Anyways, other things I learnt over the course of this tournament:

  1. Don't engage with Constance Blaize's force on her feat turn. Or rather, identify the appropriate activation order of your stuff. I tried something new for me, where I marked out on tokens an order of activation, to try plan in a more efficient and timely manner. While this is cool, I got the order wrong, where I needed to get my Bloodgorgers with Soul Harvester going first, to give Scavs resources, and deny souls to Constance. Instead Gerlack and crew just bounced off the Percursor Knights like pinballs.
  2. Properly identify unit match ups - against Scott who was running Ossrum, my Raiders would have been better off facing his Nyss and Deathjack, going into his heavies. While I wasn't deployed appropriately, my first turn could have been a big ol switcheroo, which I don't mind doing. I could also take this lesson to consider the importance of deploying certain units (Raiders) more centrally, to be able to respond better to their chosen match up.
  3. Holy crap Cryx stuff is delicate. I had to coddle my pieces SO MUCH, to try and maintain threat, scenario relevance, and not just lose key pieces. This is a reason I see a lot of people not liking Deathjack, but it feels there's a lot of points that goes into building decent synergies and then something like a Charger can come along blow it the fuck away. I dunno, there's also space to just GIT GUD SCRUB, but sweet jeebus.
  4. Minions look so grand right about now.

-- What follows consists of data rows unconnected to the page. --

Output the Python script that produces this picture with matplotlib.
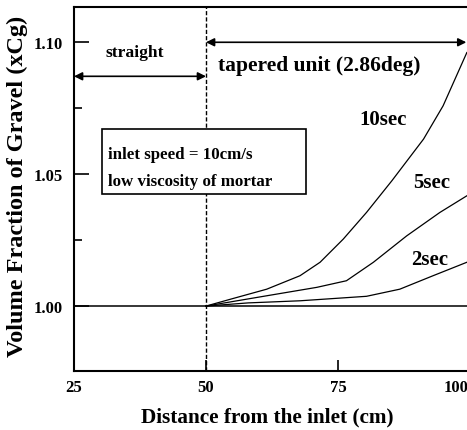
import matplotlib
matplotlib.use('Agg')
import matplotlib.pyplot as plt
from matplotlib.patches import Rectangle
from matplotlib.transforms import offset_copy

plt.rcParams['font.family'] = ['Liberation Serif', 'DejaVu Serif']
plt.rcParams['font.weight'] = 'bold'

# values
x_10sec = [50, 55, 61.5, 67.8, 71.6, 76.0, 80.4, 85.2, 91.2, 94.9, 99.4]
y_10sec = [1.000, 1.0028, 1.0064, 1.0115, 1.0166, 1.0254, 1.0355, 1.0475, 1.0633, 1.0759, 1.0961]
x_5sec = [50, 55, 61.5, 71.0, 76.6, 81.7, 88.0, 94.3, 99.4]
y_5sec = [1.000, 1.0017, 1.0039, 1.0071, 1.0096, 1.0166, 1.0266, 1.0355, 1.0418]
x_2sec = [50, 58, 67.8, 80.4, 86.7, 93.0, 99.4]
y_2sec = [1.000, 1.0012, 1.0020, 1.0037, 1.0064, 1.0115, 1.0166]
x_ticks = [25, 50, 75]
x_tick_labels = ['25', '50', '75']
y_ticks = [1.00, 1.05, 1.10]
y_tick_labels = ['1.00', '1.05', '1.10']
y_minor = [1.025, 1.075]

fig = plt.figure(figsize=(4.67, 4.31), dpi=100)
ax = fig.add_axes([0.1585, 0.137, 0.8415, 0.844])

ax.plot(x_10sec, y_10sec, color='black', lw=0.9)
ax.plot(x_5sec, y_5sec, color='black', lw=0.9)
ax.plot(x_2sec, y_2sec, color='black', lw=0.9)
ax.axhline(1.0, color='black', lw=1.1)
ax.axvline(50, color='black', lw=1.0, ls=(0, (3, 1.5)))

ax.set_xlim(25, 99.43)
ax.set_ylim(0.9754, 1.1133)
ax.set_xticks(x_ticks)
ax.set_xticklabels(x_tick_labels)
ax.set_yticks(y_ticks)
ax.set_yticklabels(y_tick_labels)
ax.set_yticks(y_minor, minor=True)
ax.tick_params(axis='y', direction='in', length=11, width=1.2, labelsize=12, pad=8)
ax.tick_params(axis='y', which='minor', direction='in', length=6, width=1.2)
ax.tick_params(axis='x', direction='in', length=8, width=1.2, labelsize=12, pad=5.5)
ax.spines['right'].set_visible(False)
for s in ['left', 'top', 'bottom']:
    ax.spines[s].set_linewidth(1.5)

# the 100 label sits just inside the right edge of the cropped figure
lab_tr = offset_copy(ax.get_xaxis_transform(), fig=fig, y=-5.5, units='points')
ax.text(97.3, 0, '100', transform=lab_tr, ha='center', va='top', fontsize=12, fontweight='bold')

ax.set_xlabel('Distance from the inlet (cm)', fontsize=15.3, fontweight='bold')
ax.set_ylabel('Volume Fraction of Gravel (xCg)', fontsize=17.5, fontweight='bold')
ax.xaxis.set_label_coords(0.491, -0.099)
ax.yaxis.set_label_coords(-0.118, 0.511)

# section arrows
ax.annotate('', xy=(25, 1.0871), xytext=(50, 1.0871),
            arrowprops=dict(arrowstyle='<|-|>', color='black', lw=1.2,
                            shrinkA=0, shrinkB=0, mutation_scale=12))
ax.annotate('', xy=(50, 1.10), xytext=(99.3, 1.10),
            arrowprops=dict(arrowstyle='<|-|>', color='black', lw=1.2,
                            shrinkA=0, shrinkB=0, mutation_scale=12))
ax.text(36.5, 1.0962, 'straight', ha='center', va='center', fontsize=12.6, fontweight='bold')
ax.text(71.4, 1.0913, 'tapered unit (2.86deg)', ha='center', va='center', fontsize=15.5, fontweight='bold')

ax.text(83.5, 1.0708, '10sec', ha='center', va='center', fontsize=15, fontweight='bold')
ax.text(92.7, 1.0470, '5sec', ha='center', va='center', fontsize=15, fontweight='bold')
ax.text(92.4, 1.0178, '2sec', ha='center', va='center', fontsize=15, fontweight='bold')

# condition box
ax.add_patch(Rectangle((30.3, 1.0424), 68.9 - 30.3, 1.0671 - 1.0424,
                       facecolor='white', edgecolor='black', lw=1.2, zorder=3))
ax.text(31.4, 1.0576, 'inlet speed = 10cm/s', ha='left', va='center',
        fontsize=12.2, fontweight='bold', zorder=4)
ax.text(31.4, 1.0474, 'low viscosity of mortar', ha='left', va='center',
        fontsize=12.2, fontweight='bold', zorder=4)

fig.savefig('out.png', dpi=100)
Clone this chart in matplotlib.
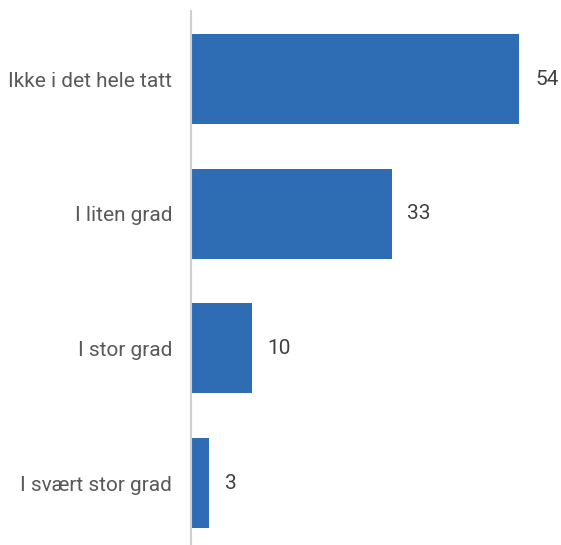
import matplotlib.pyplot as plt

categories = ["I svært stor grad", "I stor grad", "I liten grad", "Ikke i det hele tatt"]
values = [3, 10, 33, 54]

plt.rcParams['font.family'] = ['Roboto', 'DejaVu Sans']

fig = plt.figure(figsize=(5.61, 5.45), dpi=100)
ax = fig.add_axes([191 / 561, 0, 364 / 561, 534 / 545])

y = range(len(categories))
ax.barh(y, values, height=0.668, color="#2E6DB4")

for yi, v in zip(y, values):
    ax.text(v + 2.6, yi, str(v), va="center", ha="left", fontsize=15, color="#404040")

ax.set_xlim(0, 364 / 6.08)
ax.set_ylim(-0.46, 3.505)
ax.set_yticks(list(y))
ax.set_yticklabels(categories, fontsize=15, color="#595959")
ax.tick_params(axis="y", length=0, pad=13.5)
ax.set_xticks([])
for s in ["top", "right", "bottom"]:
    ax.spines[s].set_visible(False)
ax.spines["left"].set_color("#D0D0D0")
ax.spines["left"].set_linewidth(1.5)

fig.savefig("out.png", dpi=100)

So that's it for my thoughts right now on Conquest. It was an enjoyable event with fantastic games all-round (including my losses, the games against Josh and Scott were definitely two of my favs), and mad thanks go out again to Adam for hosting me. My goals are firmly set around developing my skill with Minions, particularly in prep for Cancon next year, and this will mean focusing on getting some painting done adn seeing what the heck I can wrangle with a Minions ADR. Rask plus Helga is looking pretty gas at the mo.